All attention in this area is focused on China at the moment, but this week saw a report published that linked attacks on U.S. government institutions by a hacking group tied to the Russian government; this is likely just the beginning of an escalation of these types of attacks.

The cost-effective nature of mounting cyberespionage campaigns as opposed to traditional espionage means that countries that would typically not have been involved in this area previously will now be able to take part. “I think we will be seeing more of this, not less of this,” Hypponen said. “It might very well be that we have only seen the beginning of these problems.”

Obama has said he created Cyber Command in 2010 when his administration believed that cyberspace would be “a new theater for potential conflict.” Five years later and cyberspace is arguably the most important front on which the U.S. is fighting, given the amount of critical national infrastructure which is controlled by computers and the wealth of data now stored digitally.

“The bulk of vulnerable information and data isn’t in our military, it is in the private sector, it is throughout our economy, it is on your smartphones,” Obama said on Sept. 11.

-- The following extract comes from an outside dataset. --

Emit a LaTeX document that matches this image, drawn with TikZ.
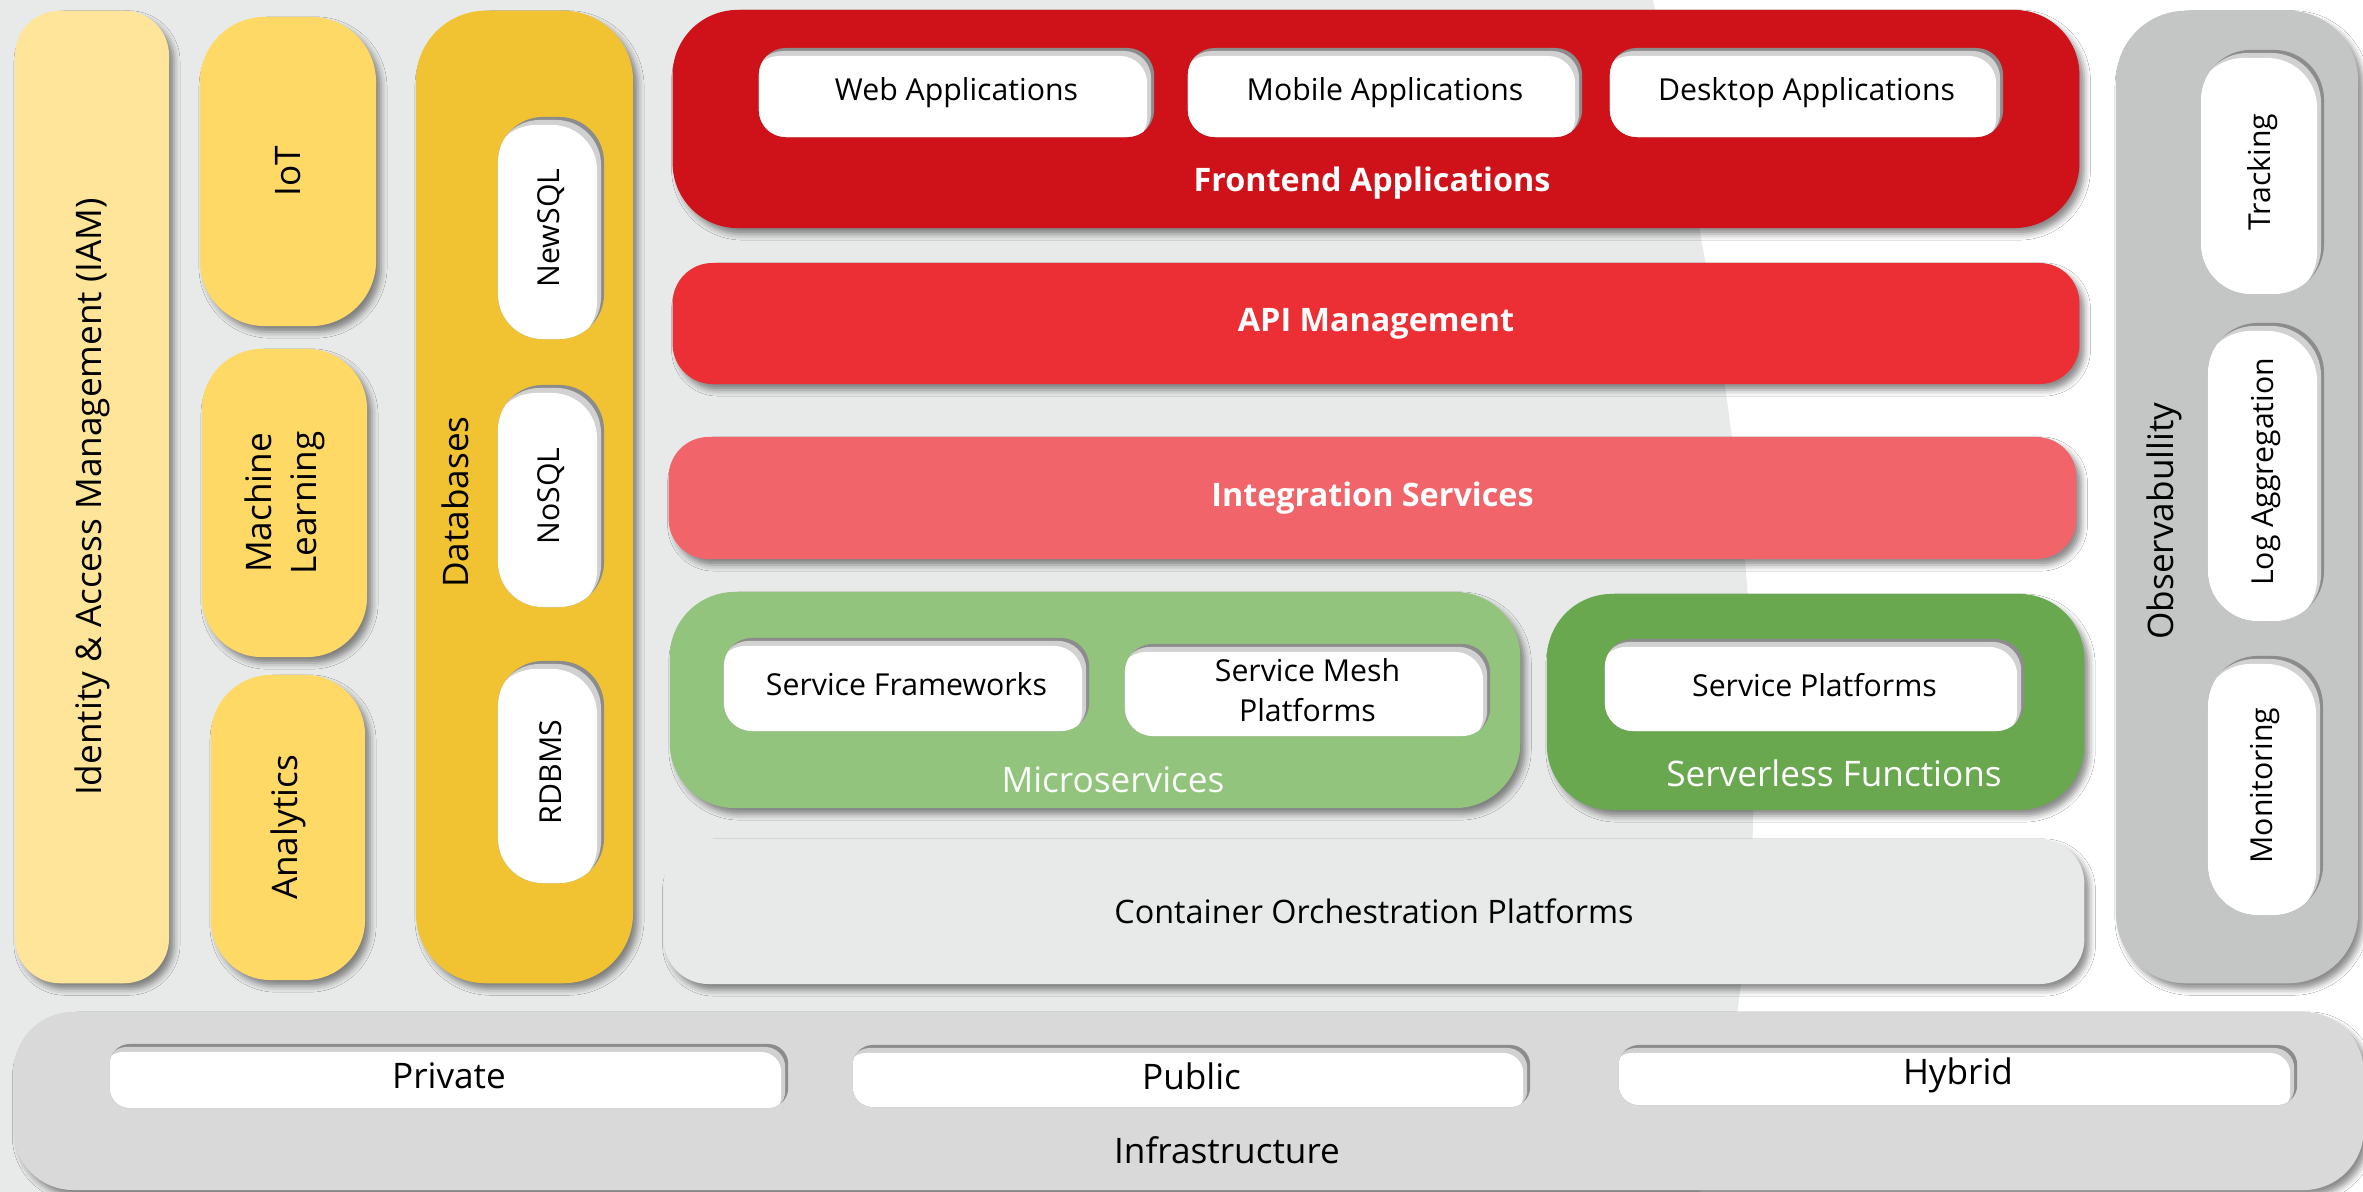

Speaking to the officers who are fighting back against China's cyberarmy, Obama said that if it comes to a fight in cyberspace, he guarantees the U.S will come out on top, but believes setting out some ground rules to which all countries can agree detailing what is acceptable and what isn’t acceptable is the way to move this forward.

Stockton believes that a two-pronged approach to this issue is needed to effectively counter these attacks. "Punish with sanctions companies that are engaged in cyberespionage, hurt their bottom line, while also reaching out to government leaders who need to understand that the United States won't tolerate government-sanctioned cyberespionage."